Throughout the Pacific, contemporary expressions of customary practice – from weaving and pottery to performance – are thriving alongside explorations of new media and technology. The Women’s Wealth project explores the significance of these practices in the Autonomous Region of Bougainville in Papua New Guinea, and the nearby islands of Choiseul Province and the Shortland Islands in the Solomon Archipelago. These areas share longstanding cultural and linguistic connections, in particular histories of matriarchal authority and environmental damage resulting from foreign-owned mining, logging and development.
For Women’s Wealth, a group of Australian artists worked with their Bougainville and Solomon counterparts in a workshop held at the Nazareth Rehabilitation Centre on Bougainville in September 2017 to reflect on their shared histories and to learn from each other. In the process, they established new creative relationships and strong understandings.

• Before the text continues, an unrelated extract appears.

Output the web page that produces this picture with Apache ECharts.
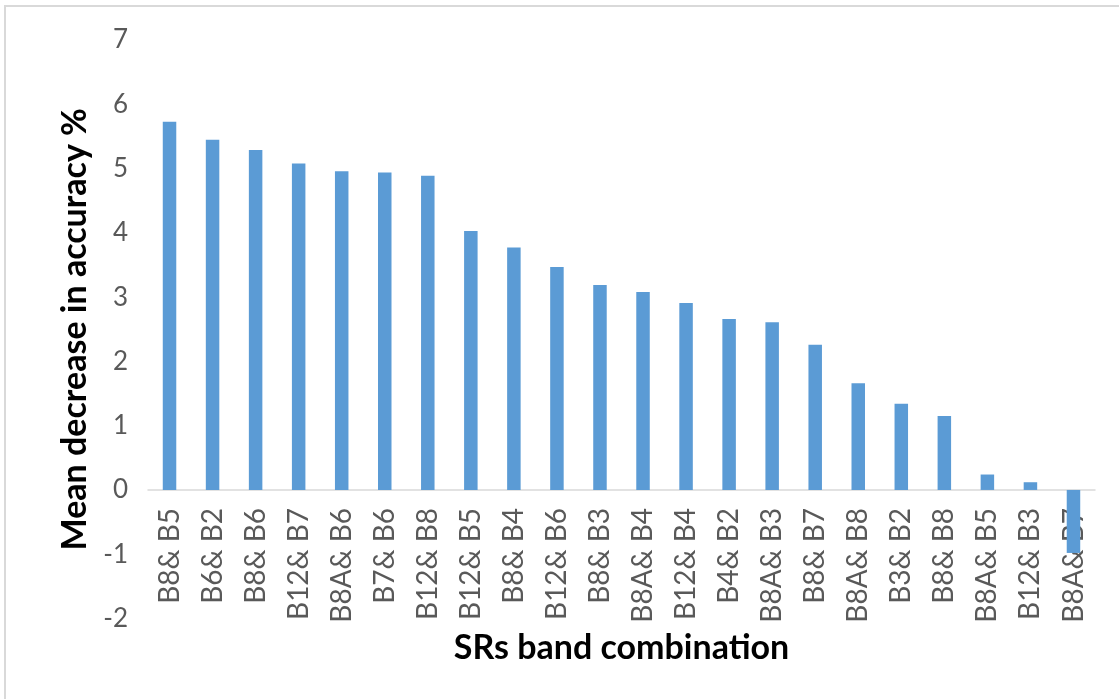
<!DOCTYPE html>
<html>
<head>
<meta charset="utf-8">
<style>
  html, body { margin: 0; padding: 0; background: #ffffff; }
  #frame {
    position: absolute; left: 4px; top: 5px; width: 1130px; height: 710px;
    border: 2px solid #d9d9d9; box-sizing: border-box;
  }
  #chart { position: absolute; left: 0; top: 0; width: 1119px; height: 699px; }
</style>
<script src="https://cdn.jsdelivr.net/npm/echarts@6/dist/echarts.min.js"></script>
</head>
<body>
<div id="frame"></div>
<div id="chart"></div>
<script>
// Band pairs, ordered by how much accuracy drops when the pair is removed
const categories = [
  'B8& B5', 'B6& B2', 'B8& B6', 'B12& B7', 'B8A& B6', 'B7& B6', 'B12& B8',
  'B12& B5', 'B8& B4', 'B12& B6', 'B8& B3', 'B8A& B4', 'B12& B4', 'B4& B2',
  'B8A& B3', 'B8& B7', 'B8A& B8', 'B3& B2', 'B8& B8', 'B8A& B5', 'B12& B3', 'B8A& B7'
];
const meanDecrease = [
  5.73, 5.45, 5.29, 5.08, 4.96, 4.94, 4.89,
  4.03, 3.77, 3.47, 3.19, 3.08, 2.91, 2.66,
  2.61, 2.26, 1.66, 1.34, 1.15, 0.24, 0.12, -0.98
];
const yTicks = { min: -2, max: 7, interval: 1 };

const fontFamily = 'Lato, "Open Sans", sans-serif';
const gridTop = 40, gridBottom = 80.5, chartHeight = 699;
const plotHeight = chartHeight - gridTop - gridBottom;
// distance from the bottom of the plot up to the zero line, where the category axis sits
const zeroLift = plotHeight * (0 - yTicks.min) / (yTicks.max - yTicks.min);

const chart = echarts.init(document.getElementById('chart'), null, { renderer: 'canvas' });
chart.setOption({
  animation: false,
  backgroundColor: 'transparent',
  grid: { left: 148, right: 24, top: gridTop, bottom: gridBottom, outerBoundsMode: 'none', containLabel: false },
  xAxis: {
    type: 'category',
    data: categories,
    position: 'bottom',
    offset: -zeroLift,
    axisLine: { onZero: false, lineStyle: { color: '#d9d9d9', width: 1.5 } },
    axisTick: { show: false },
    axisLabel: {
      rotate: 90, margin: 18, interval: 0,
      color: '#595959', fontSize: 28, fontFamily: fontFamily
    },
    name: 'SRs band combination',
    nameLocation: 'middle',
    nameGap: 139,
    nameTextStyle: { color: '#000000', fontSize: 34, fontWeight: 'bold', fontFamily: fontFamily }
  },
  yAxis: {
    type: 'value',
    min: yTicks.min, max: yTicks.max, interval: yTicks.interval,
    axisLine: { show: false },
    axisTick: { show: false },
    splitLine: { show: false },
    axisLabel: { margin: 20, color: '#595959', fontSize: 26, fontFamily: fontFamily },
    name: 'Mean decrease in accuracy %',
    nameLocation: 'middle',
    nameGap: 40,
    nameTextStyle: { color: '#000000', fontSize: 34, fontWeight: 'bold', fontFamily: fontFamily }
  },
  series: [{
    type: 'bar',
    data: meanDecrease,
    barWidth: 13.5,
    itemStyle: { color: '#5b9bd5' }
  }]
});
</script>
</body>
</html>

Developed especially for APT9 with co-curator Sana Balai, the Women’s Wealth project promotes a belief in the capacity of art as a sustainable and socially responsible practice. Focusing on vibrant cultural practices such as weaving, pottery and body adornment, alongside video and new media, the project celebrates these practices as forms of great aesthetic and cultural significance, which assert continuing connections to people and place, transfer knowledge and support livelihoods, while promoting collective agency and authority.